You have most probably heard of the Scoville scale before. The scale is named after a pharmacologist called Scoville who invented a test for measuring chilli hotness at the beginning of the 20th century. These days, the degree of hotness is no longer measured with senses and sensations, but rather with the assistance of analytical procedures. At the lower end of the scale, at 0 Scoville, you’ll find the bell pepper and therefore, no spiciness can be detected at all. The scale ascends up to several million Scoville. Famous chilli varieties, such as the jalapeño, are situated at approximately 5,000 Scoville and the habanero is at 200,000 Scoville.
What can you do to counter the hotness?
If your food is hotter than expected, then unfortunately one method does not help: drinking water. The desired effect is to flush away the hotness, yet the capsaicin which is responsible for this is not water soluble. So something fatty must be used to soak up the substance and reduce the hotness. The advice often given of drinking a glass of milk after a spicy meal is therefore recommended more than simple water or sugary drinks. The higher the fat content the better.

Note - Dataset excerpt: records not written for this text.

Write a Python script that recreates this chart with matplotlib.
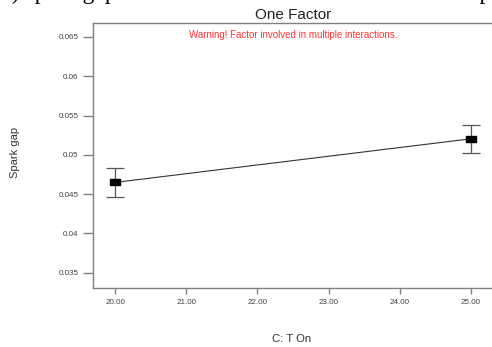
import matplotlib
matplotlib.use("Agg")
import matplotlib.pyplot as plt
from matplotlib.path import Path

# %% data
t_on = [20.0, 25.0]
spark_gap = [0.04649, 0.05204]
ci_half = [0.00187, 0.00180]
x_ticks = [20, 21, 22, 23, 24, 25]
y_ticks = [0.035, 0.04, 0.045, 0.05, 0.055, 0.06, 0.065]
y_tick_labels = ["0.035", "0.04", "0.045", "0.05", "0.055", "0.06", "0.065"]

plt.rcParams["font.family"] = ["Liberation Sans", "DejaVu Sans"]

fig = plt.figure(figsize=(4.92, 3.47), dpi=100)
ax = fig.add_axes([93 / 492, 59 / 347, 400 / 492, 265 / 347])

# caption of the page, cut off at the top edge
fig.text(-8 / 492, 1 + 1.5 / 347,
         "(b) spark gap vs T On for the one factor interaction plot",
         family="Liberation Serif", fontsize=17, va="baseline", ha="left")

box = Path([(-1, -0.6), (1, -0.6), (1, 0.6), (-1, 0.6), (-1, -0.6)],
           [Path.MOVETO, Path.LINETO, Path.LINETO, Path.LINETO, Path.CLOSEPOLY])

ax.plot(t_on, spark_gap, color="#333333", lw=0.8, zorder=2)
ax.errorbar(t_on, spark_gap, yerr=ci_half, fmt="none", ecolor="#555555",
            elinewidth=0.9, capsize=6.5, capthick=0.9, zorder=3)
ax.plot(t_on, spark_gap, ls="none", marker=box, ms=6.8, color="black", zorder=4)

ax.set_xlim(19.69, 25.31)
ax.set_ylim(0.03305, 0.06678)
ax.set_xticks(x_ticks)
ax.set_xticklabels([f"{v:.2f}" for v in x_ticks])
ax.set_yticks(y_ticks)
ax.set_yticklabels(y_tick_labels)

for s in ax.spines.values():
    s.set_color("#808080")
    s.set_linewidth(1.0)
ax.tick_params(axis="y", length=7.5, width=1.0, color="#808080", pad=3,
               labelsize=5.8, labelcolor="#404040")
ax.tick_params(axis="x", length=4, width=1.0, color="#808080", pad=4,
               labelsize=5.8, labelcolor="#404040")

ax.set_title("One Factor", fontsize=11, color="#222222", pad=3)
ax.text(0.5, 0.955, "Warning! Factor involved in multiple interactions.",
        transform=ax.transAxes, ha="center", va="center", fontsize=7,
        color="#ff3333")

ax.set_ylabel("Spark gap", fontsize=8, color="#333333")
ax.yaxis.set_label_coords(-0.182, 0.51)
ax.set_xlabel("C: T On", fontsize=8.2, color="#333333")
ax.xaxis.set_label_coords(0.497, -0.172)

fig.savefig("out.png", dpi=100)
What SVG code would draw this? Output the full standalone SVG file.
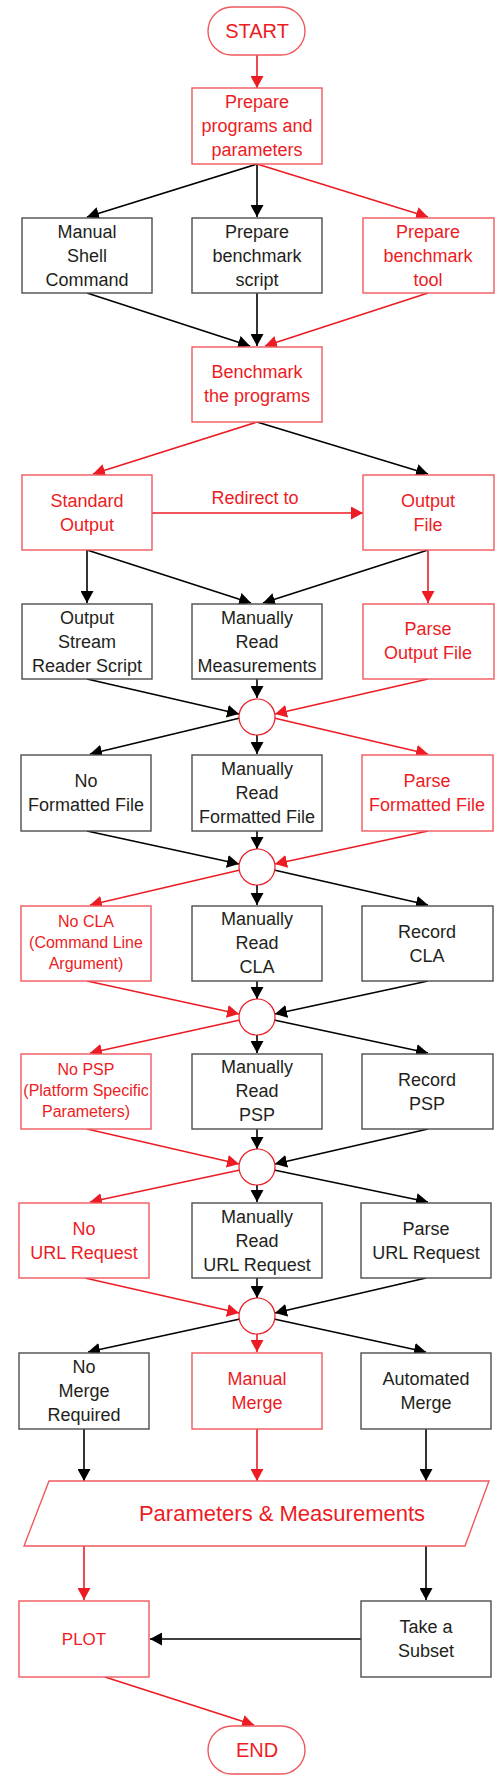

Cayenne, jalapeño and the like – the diversity of chilli varieties
There are more than 300 different types of chillies in the world. These include the jalapeño. The jalapeño comes in green and red varieties, these mainly come as either fresh or smoked. Smoked jalapeños are called chipotle. Another variety is the tabasco chilli, which is used to make the famous sauce of the same name. Cayenne pepper is a name familiar to everyone – but what is less well known is that this is actually a chilli and not pepper. Cayenne chillies are the very spicy fruit of the cayenne plant. These are dried and ground into the famous, or infamous, cayenne pepper.
In many parts of the world, chillies are still a more affordable alternative the pepper for spicing up dishes. Whether as flakes, powder or in sweetened form, chillies can be found on tables everywhere for adding spice to taste. Chilli threads are a real eye-catcher: these are delicate and extremely thin-cut chilli pods which have been dried. And on the subject of chilli pods: Although we usually talk about chillies as being pods, they are technically berries – as botanically speaking they are the berries of chilli plants.
Chilli fans can make their own
Harissa is a well known chilli paste. It is made according to a North African recipe and can also be easily made at home. Just take two handfuls of dried chillies, coarsely cut them and soak them for about an hour in hot water. Grind the chilli pieces with two cloves of garlic, some salt and a pinch of cumin and caraway. Add some olive oil to the mixture until it reaches the desired consistency. The harissa paste can then be stored in a glass, covered with oil, for a few weeks. Harissa is perfect for flavouring many different dishes – try it out for yourself!
By the way, it’s easy to grow chilli plants in your own garden. In general, chillies can be grown all over the world, although they do prefer a tropical climate. India is the most important producer – and consumer – of chillies. Last but not least, we know chillies from Mexican cuisine, such as chilli con carne. The chilli is also thought to have originated from Mexico and was distributed throughout the world after the Europeans reached the Americas. While we mostly use chillies to add hotness to dishes, in Mexico and other chilli-growing countries often fresh, large and fleshy chillies are stuffed with other food.